U.S. Bankruptcy Court Trustee Roberta DeAngelis said in an objection to insider bonuses for a bankruptcy sale that FBI hasn't shown why its targets for the sale are difficult to meet, as contemplated by the bankruptcy code.
DeAngelis wrote that the increase from FBI's first day stalking horse bid of $166 million to the $280 million bid from private equity firm KPS Capital Partners approved by the court two weeks ago - even before an auction and sale have occurred - demonstrates that the FBI's incentive sales targets were not difficult to achieve.
A bankruptcy sale bonus plan should be tied to significant hurdles that are difficult to achieve - not simply awarded for a Chapter 11 sale, confirming a reorganization plan or exiting bankruptcy, wrote DeAngelis, who as trustee is charged with supervising the administration of the Chapter 11 case.
A hearing on the motion was set for late last week. Check www.furnituretoday. com for updates.
It's not uncommon for a trustee to raise an objection if a sale incentive looks more generous than it should be or violates the bankruptcy code, according to Joe Vann, an attorney with corporate litigation specialist Cohen Tauber Spievack & Wagner P.C.
If a bankrupt company lines up an incentive plan "to beat targets and then you just blast right through them it suggests that they weren't really stretches," Vann said, adding that the incentive plans are meant to help companies retain people whose leaving would jeopardize the reorganization value to unsecured creditors.
Last month, FBI filed a motion to pay bonus "incentives" based on sale proceeds and bankruptcy liquidity to seven insiders.
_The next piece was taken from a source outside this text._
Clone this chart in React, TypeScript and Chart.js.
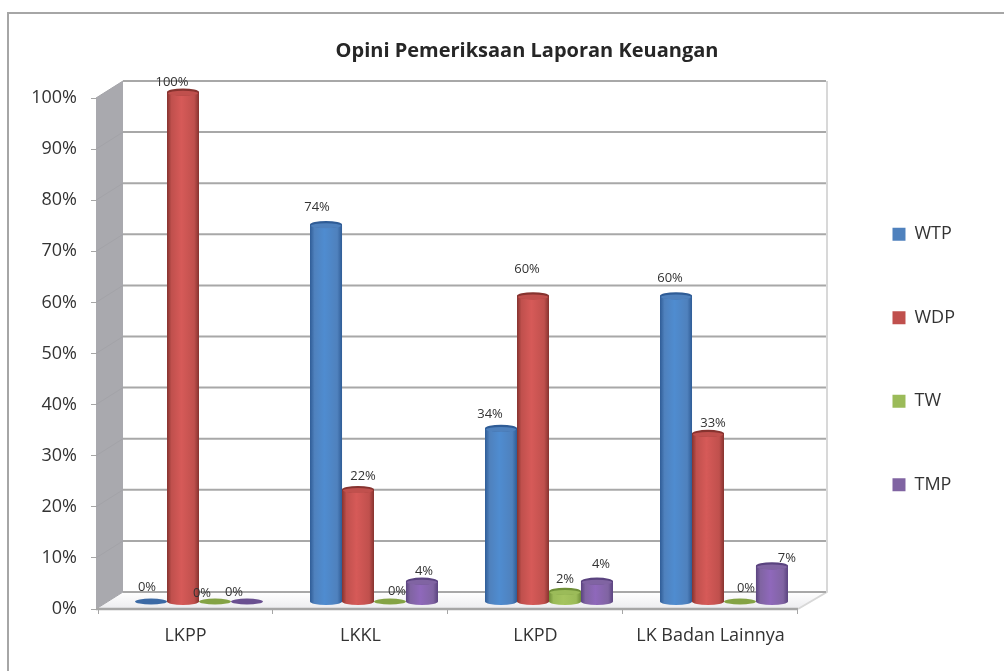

It also proposed retention bonuses to another 48 non-insiders - employees who don't have inside information about the company.
Through the bonus motion, the insiders could draw from a pool of more than $3.5 million plus 3% of the excess gross sale proceeds over a "stretch" sale target.
In another bonus objection, DeAngelis said FBI executives haven't shown how their services were related to the winning $280 million stalking horse bid from private equity firm KPS Capital Partners - noting it may have been more due to the efforts of unsecured creditors, even while FBI had already hired an investment banker and financial advisor.
Before the stalking horse hearing earlier this month, Furniture Brands still supported a $260 million bid from Oaktree Capital Management, which was lower than the KPS offer.
DeAngelis also wrote that without more information, it's also hard to gauge the relative difficulty of achieving a set of liquidity targets for the company - for which bonuses also would be paid.
DeAngelis also questioned the equitability of distributing money to insiders in bankruptcy while FBI imposed hardship on employees prior to the filing. She noted that the status of FBI's $191.8 million pension plan is still uncertain and that FBI terminated some benefits for employees prior to the Chapter 11 filing.
"The executives responsible for these events should not be rewarded with additional bonuses, especially when the bonus for sale metric appears readily achievable here," she wrote, with a footnote listing recent past incentive compensation for its top five executives.
DeAngelis also wrote that Furniture Brands executives haven't shown how they're doing more for the company in bankruptcy than they would without the bonus payment.
The motion is her second objection in the case. The first was over a break-up fee she deemed excessive from failed stalking horse bidder Oaktree Capital Management.
FBI officials were unavailable for comment.